Targeting glutamate to treat depression
In a new review, published in the journal Nature Reviews/Drug Discovery, researchers examined the progress made in treating major depressive disorder (MDD) using ketamine and other therapies that act on the glutamate system.
Researchers from the Icahn School of Medicine at Mount Sinai and other institutions found that glutamate-modulating agents including ketamine may represent the first major advancements in treating MDD in decades, but fundamental questions remain regarding safety, tolerability and efficacy.
Neurotransmitters, including glutamate, are substances that conduct signals from one nerve cell to another. Glutamate is the most abundant excitatory neurotransmitter that promotes the flow of signals between nerve cells.
Many mental disorders, such as depression and schizophrenia, involve an inability of the central nervous system to effectively use glutamate. Experimental drugs that block glutamate receptors in the central nervous system or lower glutamate brain levels may represent the next generation of antidepressant medications, and offer potential advantages over current drug treatments.
“The ongoing clinical trial research focusing on the glutamate system may lead to a completely new class of antidepressants that may significantly change the way patients with depression, and in particular, treatment-resistant depression are treated,” said the study’s first author, James Murrough, M.D., director of the Mood and Anxiety Disorders Program and Assistant Professor of Psychiatry and Neuroscience at the Icahn School of Medicine at Mount Sinai.
“Targeting glutamate receptors could transform care for patients for this devastating disease.”
Researchers at Mount Sinai’s Mood and Anxiety Disorders Program (MAP) are conducting studies and clinical trials on agents, including ketamine, which modulate the glutamate system.
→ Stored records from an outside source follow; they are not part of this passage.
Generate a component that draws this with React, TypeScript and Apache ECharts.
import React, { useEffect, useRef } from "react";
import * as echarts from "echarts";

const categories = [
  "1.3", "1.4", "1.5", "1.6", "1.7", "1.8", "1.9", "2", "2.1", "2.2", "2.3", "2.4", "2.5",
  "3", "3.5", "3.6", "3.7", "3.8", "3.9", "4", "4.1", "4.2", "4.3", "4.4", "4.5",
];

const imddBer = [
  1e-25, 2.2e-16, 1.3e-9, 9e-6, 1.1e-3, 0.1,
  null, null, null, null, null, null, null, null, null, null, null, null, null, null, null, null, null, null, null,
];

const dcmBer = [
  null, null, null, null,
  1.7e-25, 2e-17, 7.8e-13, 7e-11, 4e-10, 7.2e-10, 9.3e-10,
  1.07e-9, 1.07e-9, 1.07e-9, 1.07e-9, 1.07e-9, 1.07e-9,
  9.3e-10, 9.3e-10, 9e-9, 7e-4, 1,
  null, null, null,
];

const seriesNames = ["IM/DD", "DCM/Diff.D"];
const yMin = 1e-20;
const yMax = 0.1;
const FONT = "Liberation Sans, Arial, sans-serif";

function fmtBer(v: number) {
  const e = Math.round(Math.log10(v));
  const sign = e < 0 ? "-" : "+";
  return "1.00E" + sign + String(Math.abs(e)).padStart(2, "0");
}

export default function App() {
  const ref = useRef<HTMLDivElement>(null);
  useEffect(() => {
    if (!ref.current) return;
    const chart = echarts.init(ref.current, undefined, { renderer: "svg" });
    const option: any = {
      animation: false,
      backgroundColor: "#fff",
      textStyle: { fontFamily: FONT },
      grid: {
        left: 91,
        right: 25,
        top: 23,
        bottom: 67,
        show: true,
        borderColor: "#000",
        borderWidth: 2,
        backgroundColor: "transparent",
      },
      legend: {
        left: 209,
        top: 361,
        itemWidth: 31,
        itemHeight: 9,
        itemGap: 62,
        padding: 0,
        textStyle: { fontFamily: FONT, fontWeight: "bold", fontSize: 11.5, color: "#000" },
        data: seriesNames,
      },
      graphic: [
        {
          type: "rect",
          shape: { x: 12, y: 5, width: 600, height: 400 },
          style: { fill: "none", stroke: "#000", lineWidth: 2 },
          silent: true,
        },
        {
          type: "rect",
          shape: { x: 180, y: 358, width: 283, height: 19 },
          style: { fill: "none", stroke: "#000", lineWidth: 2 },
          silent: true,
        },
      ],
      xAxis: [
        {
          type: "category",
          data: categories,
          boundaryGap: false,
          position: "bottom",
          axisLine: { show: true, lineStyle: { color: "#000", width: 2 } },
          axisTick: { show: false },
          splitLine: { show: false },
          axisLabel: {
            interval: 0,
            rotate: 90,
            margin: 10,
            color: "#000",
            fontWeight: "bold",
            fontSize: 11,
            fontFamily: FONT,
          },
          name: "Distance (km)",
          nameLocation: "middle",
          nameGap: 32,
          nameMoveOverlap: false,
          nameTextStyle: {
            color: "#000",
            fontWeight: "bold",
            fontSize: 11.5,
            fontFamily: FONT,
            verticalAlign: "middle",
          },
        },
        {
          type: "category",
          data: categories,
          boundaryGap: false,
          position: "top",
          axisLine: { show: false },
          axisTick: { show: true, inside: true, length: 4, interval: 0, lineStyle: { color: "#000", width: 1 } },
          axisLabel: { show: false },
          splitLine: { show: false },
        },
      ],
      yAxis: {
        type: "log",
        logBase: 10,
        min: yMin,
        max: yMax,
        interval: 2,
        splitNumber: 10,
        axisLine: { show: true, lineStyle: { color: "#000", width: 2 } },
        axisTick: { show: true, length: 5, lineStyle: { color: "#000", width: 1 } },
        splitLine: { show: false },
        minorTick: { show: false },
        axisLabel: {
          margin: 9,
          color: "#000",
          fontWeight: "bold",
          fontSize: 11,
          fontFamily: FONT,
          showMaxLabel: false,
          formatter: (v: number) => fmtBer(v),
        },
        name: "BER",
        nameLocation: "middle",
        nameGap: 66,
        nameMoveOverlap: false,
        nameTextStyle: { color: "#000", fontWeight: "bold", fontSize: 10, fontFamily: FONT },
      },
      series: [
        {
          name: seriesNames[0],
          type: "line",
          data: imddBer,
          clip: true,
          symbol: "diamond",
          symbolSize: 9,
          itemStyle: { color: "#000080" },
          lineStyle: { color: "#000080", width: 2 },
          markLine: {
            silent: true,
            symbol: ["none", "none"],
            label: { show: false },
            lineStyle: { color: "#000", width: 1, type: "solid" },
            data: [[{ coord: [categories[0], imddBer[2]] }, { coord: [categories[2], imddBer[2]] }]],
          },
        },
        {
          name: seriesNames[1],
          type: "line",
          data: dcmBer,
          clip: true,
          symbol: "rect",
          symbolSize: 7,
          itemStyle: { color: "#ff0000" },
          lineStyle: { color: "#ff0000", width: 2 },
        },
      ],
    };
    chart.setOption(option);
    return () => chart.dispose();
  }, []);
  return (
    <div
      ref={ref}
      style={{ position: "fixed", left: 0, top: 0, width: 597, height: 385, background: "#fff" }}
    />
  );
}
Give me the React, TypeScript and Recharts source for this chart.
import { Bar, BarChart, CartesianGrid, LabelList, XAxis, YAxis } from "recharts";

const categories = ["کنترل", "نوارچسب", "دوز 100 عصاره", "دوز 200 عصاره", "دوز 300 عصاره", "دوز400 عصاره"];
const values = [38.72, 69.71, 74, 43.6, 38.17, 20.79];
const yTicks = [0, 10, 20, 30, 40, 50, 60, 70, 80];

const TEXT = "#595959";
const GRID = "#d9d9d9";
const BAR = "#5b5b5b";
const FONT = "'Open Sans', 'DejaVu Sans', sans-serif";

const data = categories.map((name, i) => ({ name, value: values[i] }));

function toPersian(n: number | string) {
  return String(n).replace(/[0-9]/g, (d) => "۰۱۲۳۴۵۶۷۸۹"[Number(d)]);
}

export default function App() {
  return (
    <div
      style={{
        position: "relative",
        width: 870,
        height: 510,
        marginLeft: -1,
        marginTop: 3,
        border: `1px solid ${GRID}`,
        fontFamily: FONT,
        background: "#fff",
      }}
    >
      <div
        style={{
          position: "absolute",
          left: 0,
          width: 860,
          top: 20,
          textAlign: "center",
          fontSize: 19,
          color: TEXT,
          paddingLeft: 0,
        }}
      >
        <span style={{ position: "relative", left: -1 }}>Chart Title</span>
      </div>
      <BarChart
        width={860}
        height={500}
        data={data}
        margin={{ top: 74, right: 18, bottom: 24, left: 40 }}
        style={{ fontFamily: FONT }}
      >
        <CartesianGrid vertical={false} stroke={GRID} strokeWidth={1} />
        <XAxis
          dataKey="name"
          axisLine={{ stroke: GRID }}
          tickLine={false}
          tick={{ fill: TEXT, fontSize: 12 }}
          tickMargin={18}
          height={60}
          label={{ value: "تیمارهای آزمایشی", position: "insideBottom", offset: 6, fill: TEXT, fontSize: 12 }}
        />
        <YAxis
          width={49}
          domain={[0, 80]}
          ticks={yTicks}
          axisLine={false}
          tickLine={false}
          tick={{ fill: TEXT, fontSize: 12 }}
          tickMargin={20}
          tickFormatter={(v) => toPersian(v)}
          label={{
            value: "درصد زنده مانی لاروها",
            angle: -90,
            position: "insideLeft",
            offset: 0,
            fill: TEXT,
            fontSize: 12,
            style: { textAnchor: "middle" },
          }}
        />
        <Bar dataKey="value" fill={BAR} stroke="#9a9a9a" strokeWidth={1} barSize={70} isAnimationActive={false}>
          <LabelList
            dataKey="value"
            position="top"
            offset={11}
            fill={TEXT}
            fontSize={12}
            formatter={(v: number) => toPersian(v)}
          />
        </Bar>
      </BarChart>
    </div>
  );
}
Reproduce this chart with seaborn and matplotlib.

No glutamate modulator has been approved for the treatment of depression worldwide.
The drug ketamine, a schedule III controlled substance drug with a potential for abuse, has been repurposed as a rapidly acting antidepressant. In low doses in a controlled environment, the drug has emerged as a promising medication to treat severe depression.
The review identifies key outstanding issues related to the development of ketamine and other glutamate modulators for use in depression. For example, most studies have selected patients who have failed to respond to one or more trials of conventional antidepressants and have not accounted for other factors, including trauma history or genetic predisposition for depression.
“Although substantial progress has been made over the past decade in identifying ketamine as a prototype rapid-acting antidepressant, there is a large gap in the literature, which represents a crucial unmet research need to examine its safety and efficacy beyond a single treatment administration,” said Murrough.
“An important unknown is the relationship between glutamate modulation and conventional therapeutic approaches for depression, which may shed light on the strengths and limitations of this approach.”